_STATED PROBLEM:_
Sift the listing for lines that hold the string "size" and pull them out.
Start DATASET SECTION
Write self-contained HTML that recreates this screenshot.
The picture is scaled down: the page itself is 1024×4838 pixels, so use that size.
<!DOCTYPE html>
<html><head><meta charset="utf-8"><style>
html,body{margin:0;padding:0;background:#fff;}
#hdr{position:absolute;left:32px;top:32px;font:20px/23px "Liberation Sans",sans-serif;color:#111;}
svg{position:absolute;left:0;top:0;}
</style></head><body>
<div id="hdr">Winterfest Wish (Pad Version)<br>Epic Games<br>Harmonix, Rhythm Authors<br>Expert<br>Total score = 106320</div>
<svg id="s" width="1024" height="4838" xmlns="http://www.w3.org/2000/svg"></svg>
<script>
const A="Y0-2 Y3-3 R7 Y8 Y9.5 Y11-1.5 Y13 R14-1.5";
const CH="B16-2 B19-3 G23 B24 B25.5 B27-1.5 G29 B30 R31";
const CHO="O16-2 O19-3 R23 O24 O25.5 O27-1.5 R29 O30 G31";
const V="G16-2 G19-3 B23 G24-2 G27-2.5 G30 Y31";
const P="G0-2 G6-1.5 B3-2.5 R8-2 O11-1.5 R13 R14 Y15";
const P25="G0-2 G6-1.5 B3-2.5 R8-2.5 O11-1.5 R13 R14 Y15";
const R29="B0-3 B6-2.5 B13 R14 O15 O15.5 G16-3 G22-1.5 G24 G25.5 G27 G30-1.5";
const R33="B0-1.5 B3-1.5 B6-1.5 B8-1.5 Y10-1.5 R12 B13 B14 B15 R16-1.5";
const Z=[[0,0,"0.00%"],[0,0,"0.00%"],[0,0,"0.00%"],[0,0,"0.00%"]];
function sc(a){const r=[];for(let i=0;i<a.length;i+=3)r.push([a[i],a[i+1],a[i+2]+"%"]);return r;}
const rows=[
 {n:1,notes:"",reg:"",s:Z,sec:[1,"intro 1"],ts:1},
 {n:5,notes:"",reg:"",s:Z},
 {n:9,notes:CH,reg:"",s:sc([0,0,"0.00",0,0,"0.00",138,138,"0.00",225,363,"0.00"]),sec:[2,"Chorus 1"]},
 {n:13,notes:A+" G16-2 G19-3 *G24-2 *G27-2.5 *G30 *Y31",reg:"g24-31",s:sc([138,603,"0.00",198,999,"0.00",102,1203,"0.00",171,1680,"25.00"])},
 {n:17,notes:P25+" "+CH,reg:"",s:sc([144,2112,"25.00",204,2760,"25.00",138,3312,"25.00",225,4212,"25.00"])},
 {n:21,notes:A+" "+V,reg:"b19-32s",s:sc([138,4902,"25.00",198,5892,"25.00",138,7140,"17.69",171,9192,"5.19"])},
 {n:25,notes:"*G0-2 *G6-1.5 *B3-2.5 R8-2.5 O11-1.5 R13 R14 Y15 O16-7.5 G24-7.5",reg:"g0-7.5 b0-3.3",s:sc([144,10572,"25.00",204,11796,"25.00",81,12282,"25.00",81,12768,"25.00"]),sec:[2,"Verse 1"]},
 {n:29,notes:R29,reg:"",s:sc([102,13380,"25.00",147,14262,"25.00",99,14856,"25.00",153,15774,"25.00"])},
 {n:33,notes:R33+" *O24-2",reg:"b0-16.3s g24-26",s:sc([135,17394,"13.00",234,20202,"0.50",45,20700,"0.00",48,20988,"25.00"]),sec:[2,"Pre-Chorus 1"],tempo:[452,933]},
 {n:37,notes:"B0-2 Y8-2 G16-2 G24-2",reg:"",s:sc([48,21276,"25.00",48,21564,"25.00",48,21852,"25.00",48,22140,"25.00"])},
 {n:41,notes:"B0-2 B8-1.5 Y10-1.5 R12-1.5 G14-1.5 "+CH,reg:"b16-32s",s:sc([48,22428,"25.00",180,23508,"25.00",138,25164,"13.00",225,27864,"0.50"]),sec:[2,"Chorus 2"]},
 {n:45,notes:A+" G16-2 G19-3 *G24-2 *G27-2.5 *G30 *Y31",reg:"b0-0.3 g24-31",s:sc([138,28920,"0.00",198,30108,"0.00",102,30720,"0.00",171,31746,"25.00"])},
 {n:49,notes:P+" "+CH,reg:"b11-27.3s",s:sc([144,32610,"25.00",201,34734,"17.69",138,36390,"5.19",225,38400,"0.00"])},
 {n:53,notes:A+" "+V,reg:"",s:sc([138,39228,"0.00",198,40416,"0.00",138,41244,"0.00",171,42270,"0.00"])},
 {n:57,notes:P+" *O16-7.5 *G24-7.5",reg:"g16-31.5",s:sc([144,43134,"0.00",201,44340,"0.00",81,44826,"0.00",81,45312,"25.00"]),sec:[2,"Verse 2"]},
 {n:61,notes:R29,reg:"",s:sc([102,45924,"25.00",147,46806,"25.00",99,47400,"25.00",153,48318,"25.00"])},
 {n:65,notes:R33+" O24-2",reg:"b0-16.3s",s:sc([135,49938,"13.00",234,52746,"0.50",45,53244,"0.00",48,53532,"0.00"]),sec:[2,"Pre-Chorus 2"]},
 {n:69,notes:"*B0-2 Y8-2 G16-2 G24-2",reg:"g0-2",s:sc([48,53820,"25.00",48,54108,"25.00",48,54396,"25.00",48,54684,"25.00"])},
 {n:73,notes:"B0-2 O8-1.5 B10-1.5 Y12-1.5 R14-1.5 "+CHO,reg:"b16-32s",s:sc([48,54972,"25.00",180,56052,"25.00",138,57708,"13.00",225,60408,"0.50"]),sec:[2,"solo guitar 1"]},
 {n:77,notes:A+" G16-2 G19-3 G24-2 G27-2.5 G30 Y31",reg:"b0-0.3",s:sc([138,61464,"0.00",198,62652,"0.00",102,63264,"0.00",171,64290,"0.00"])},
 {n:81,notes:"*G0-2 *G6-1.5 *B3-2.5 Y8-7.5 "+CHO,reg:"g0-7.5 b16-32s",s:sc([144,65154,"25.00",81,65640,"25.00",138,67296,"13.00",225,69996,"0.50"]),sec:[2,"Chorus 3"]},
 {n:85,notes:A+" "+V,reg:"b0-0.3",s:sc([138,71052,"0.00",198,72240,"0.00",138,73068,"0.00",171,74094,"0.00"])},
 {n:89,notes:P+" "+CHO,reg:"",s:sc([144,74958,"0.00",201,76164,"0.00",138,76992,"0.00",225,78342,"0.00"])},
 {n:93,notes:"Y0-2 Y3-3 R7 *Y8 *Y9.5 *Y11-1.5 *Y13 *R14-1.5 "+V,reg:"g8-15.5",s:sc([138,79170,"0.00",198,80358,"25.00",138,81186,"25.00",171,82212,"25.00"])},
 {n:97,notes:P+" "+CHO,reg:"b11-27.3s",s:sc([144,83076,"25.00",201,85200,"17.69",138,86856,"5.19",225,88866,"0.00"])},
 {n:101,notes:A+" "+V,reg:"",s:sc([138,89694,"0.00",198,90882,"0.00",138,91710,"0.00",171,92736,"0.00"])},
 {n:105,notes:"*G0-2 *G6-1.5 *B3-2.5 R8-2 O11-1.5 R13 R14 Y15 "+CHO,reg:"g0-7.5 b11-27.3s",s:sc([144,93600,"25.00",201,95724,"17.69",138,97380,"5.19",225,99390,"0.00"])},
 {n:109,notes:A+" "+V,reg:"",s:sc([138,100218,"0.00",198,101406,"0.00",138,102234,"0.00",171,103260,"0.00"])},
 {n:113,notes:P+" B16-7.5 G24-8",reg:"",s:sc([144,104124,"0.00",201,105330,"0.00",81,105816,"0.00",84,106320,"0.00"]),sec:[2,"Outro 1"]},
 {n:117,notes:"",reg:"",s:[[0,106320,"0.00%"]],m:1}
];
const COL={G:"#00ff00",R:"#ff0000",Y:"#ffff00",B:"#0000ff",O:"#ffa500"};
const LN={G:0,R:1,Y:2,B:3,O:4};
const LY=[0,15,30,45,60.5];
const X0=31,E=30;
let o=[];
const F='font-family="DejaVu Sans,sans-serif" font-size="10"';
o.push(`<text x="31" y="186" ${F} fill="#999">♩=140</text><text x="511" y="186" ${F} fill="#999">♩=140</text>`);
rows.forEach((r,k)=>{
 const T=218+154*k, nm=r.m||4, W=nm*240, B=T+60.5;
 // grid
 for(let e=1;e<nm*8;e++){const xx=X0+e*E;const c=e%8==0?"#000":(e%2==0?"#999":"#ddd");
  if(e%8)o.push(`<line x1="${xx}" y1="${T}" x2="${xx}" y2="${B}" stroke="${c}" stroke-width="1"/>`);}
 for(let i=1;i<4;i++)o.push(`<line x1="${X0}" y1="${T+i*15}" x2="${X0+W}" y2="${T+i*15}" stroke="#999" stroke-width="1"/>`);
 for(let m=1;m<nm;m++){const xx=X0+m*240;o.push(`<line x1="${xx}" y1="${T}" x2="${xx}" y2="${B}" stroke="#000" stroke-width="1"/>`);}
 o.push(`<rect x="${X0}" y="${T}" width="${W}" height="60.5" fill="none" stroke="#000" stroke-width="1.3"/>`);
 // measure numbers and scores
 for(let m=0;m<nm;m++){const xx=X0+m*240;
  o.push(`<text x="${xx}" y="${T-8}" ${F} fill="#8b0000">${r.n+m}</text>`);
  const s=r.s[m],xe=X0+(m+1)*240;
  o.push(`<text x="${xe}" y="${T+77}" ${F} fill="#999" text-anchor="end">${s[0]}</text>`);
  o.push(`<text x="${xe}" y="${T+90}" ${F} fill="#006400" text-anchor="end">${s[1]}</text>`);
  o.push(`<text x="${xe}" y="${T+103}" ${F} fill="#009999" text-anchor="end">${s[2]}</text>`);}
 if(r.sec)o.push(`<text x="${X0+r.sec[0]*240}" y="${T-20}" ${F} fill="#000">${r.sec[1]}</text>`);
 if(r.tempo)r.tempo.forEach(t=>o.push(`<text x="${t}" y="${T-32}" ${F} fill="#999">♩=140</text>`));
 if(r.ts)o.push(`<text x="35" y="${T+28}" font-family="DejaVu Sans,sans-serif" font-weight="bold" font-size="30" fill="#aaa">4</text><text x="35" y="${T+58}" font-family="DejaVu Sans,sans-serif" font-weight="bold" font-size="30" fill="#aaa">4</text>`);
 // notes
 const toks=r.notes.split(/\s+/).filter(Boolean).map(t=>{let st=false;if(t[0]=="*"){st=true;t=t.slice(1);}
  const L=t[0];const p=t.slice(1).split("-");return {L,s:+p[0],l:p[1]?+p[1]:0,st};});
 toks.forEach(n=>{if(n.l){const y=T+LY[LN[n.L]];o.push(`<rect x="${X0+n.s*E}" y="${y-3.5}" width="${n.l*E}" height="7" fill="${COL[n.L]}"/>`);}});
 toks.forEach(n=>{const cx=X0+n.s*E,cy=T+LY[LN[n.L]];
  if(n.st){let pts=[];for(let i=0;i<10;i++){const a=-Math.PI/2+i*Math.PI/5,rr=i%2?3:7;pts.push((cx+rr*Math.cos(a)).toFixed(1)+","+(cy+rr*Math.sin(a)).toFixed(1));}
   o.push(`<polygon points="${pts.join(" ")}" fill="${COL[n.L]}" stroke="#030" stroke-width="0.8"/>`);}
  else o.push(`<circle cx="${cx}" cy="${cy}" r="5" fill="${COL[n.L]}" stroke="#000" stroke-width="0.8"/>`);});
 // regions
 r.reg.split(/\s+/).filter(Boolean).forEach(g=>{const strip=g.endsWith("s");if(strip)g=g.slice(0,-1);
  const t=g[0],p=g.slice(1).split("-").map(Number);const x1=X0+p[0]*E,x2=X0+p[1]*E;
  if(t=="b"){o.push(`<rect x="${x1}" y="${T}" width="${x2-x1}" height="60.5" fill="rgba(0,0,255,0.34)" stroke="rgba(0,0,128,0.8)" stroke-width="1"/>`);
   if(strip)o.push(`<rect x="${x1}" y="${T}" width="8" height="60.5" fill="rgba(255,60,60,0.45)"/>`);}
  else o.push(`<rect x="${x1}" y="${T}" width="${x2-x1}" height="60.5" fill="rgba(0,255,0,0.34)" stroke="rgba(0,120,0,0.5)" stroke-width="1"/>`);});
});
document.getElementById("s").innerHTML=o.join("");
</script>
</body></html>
End DATASET SECTION
_EXERCISE SOLUTION:_
The picture is scaled down: the page itself is 1024×4838 pixels, so use that size.
const F='font-family="DejaVu Sans,sans-serif" font-size="10"';
 if(r.ts)o.push(`<text x="35" y="${T+28}" font-family="DejaVu Sans,sans-serif" font-weight="bold" font-size="30" fill="#aaa">4</text><text x="35" y="${T+58}" font-family="DejaVu Sans,sans-serif" font-weight="bold" font-size="30" fill="#aaa">4</text>`);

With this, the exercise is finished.